Dans sa déclaration sur la préservation de la biodiversité, des forêts et des océans à Marseille, le 3 septembre 2021, le Président de la République a souligné « qu’on voit bien que le climat, la nature et l’humanité sont inséparables » … « parce que nous avons refait l’expérience de notre ancrage dans le vivant – ces mutations, ces transformations, les bouleversements qu’entraîne la mondialisation, dans la porosité entre les écosystèmes, les conséquences qu’a la destruction de certains écosystèmes. »

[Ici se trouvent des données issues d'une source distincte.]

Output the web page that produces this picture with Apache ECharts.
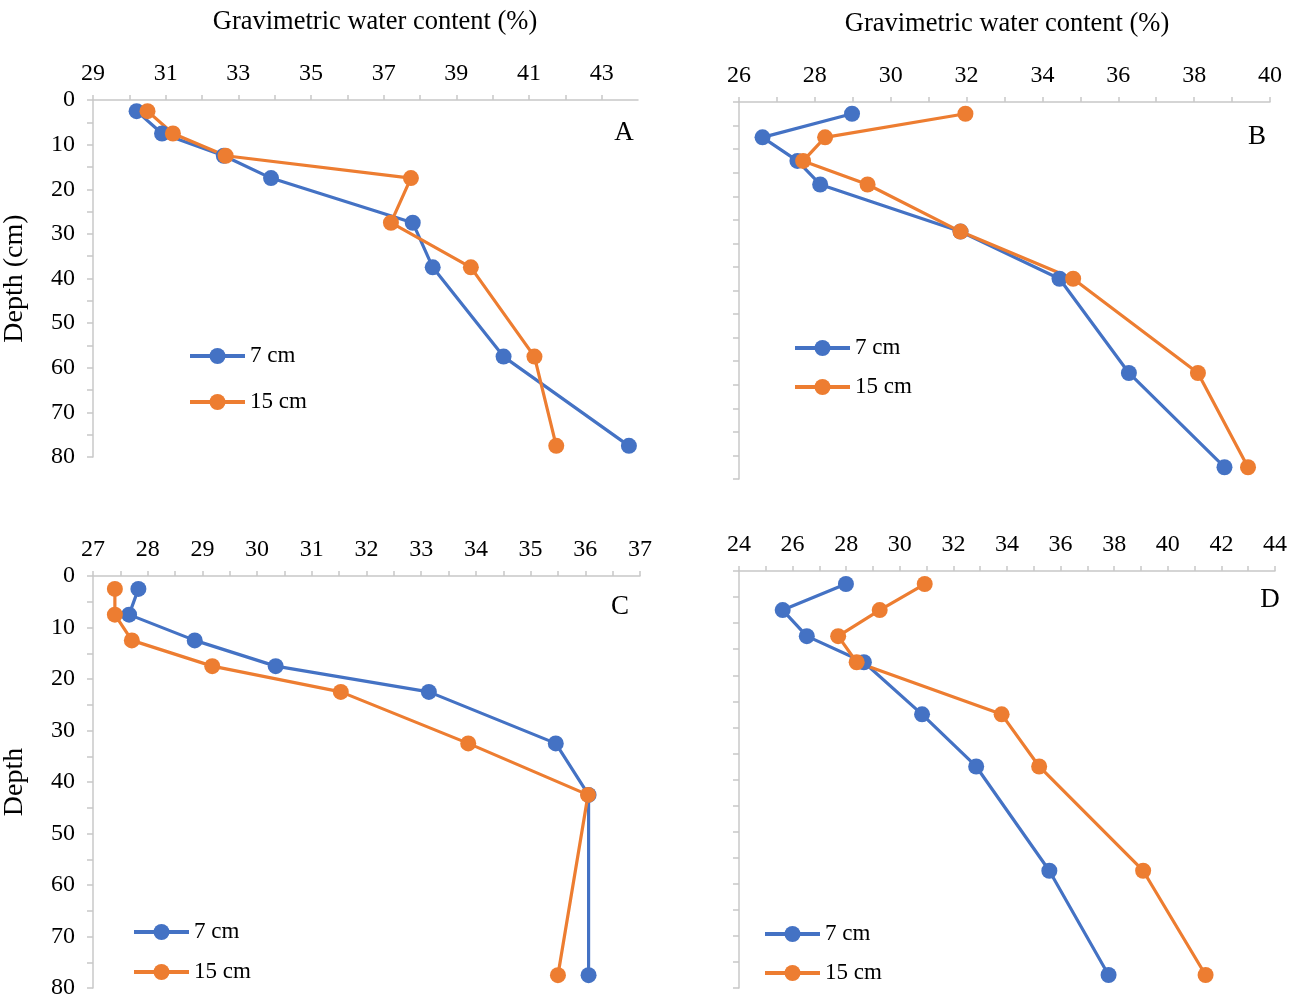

Nous, représentants de 10 associations – A.R.B.R.E.S., Groupe National de Surveillance des Arbres (G.N.S.A.), La Demeure Historique, fédération Patrimoine-Environnement, Ligue pour la Protection des Oiseaux (L.P.O.), Maisons Paysannes de France, Parcs et Jardins de Lorraine, Paysages de France, Sites & Monuments, Vieilles Maisons Françaises – pleinement conscients de notre responsabilité quant à la préservation de notre territoire pour les générations à venir, demandons officiellement aux pouvoirs publics de renoncer à la création d’un nouveau tronçon autoroutier à l’ouest de Thionville dans la partie Nord dans le cadre du projet A31 bis.

Nous demandons aux membres du comité de pilotage, de prendre leurs responsabilités et de renoncer à soutenir ce projet, qui est en totale contradiction avec l’évolution de la législation, de nos mentalités et de notre société.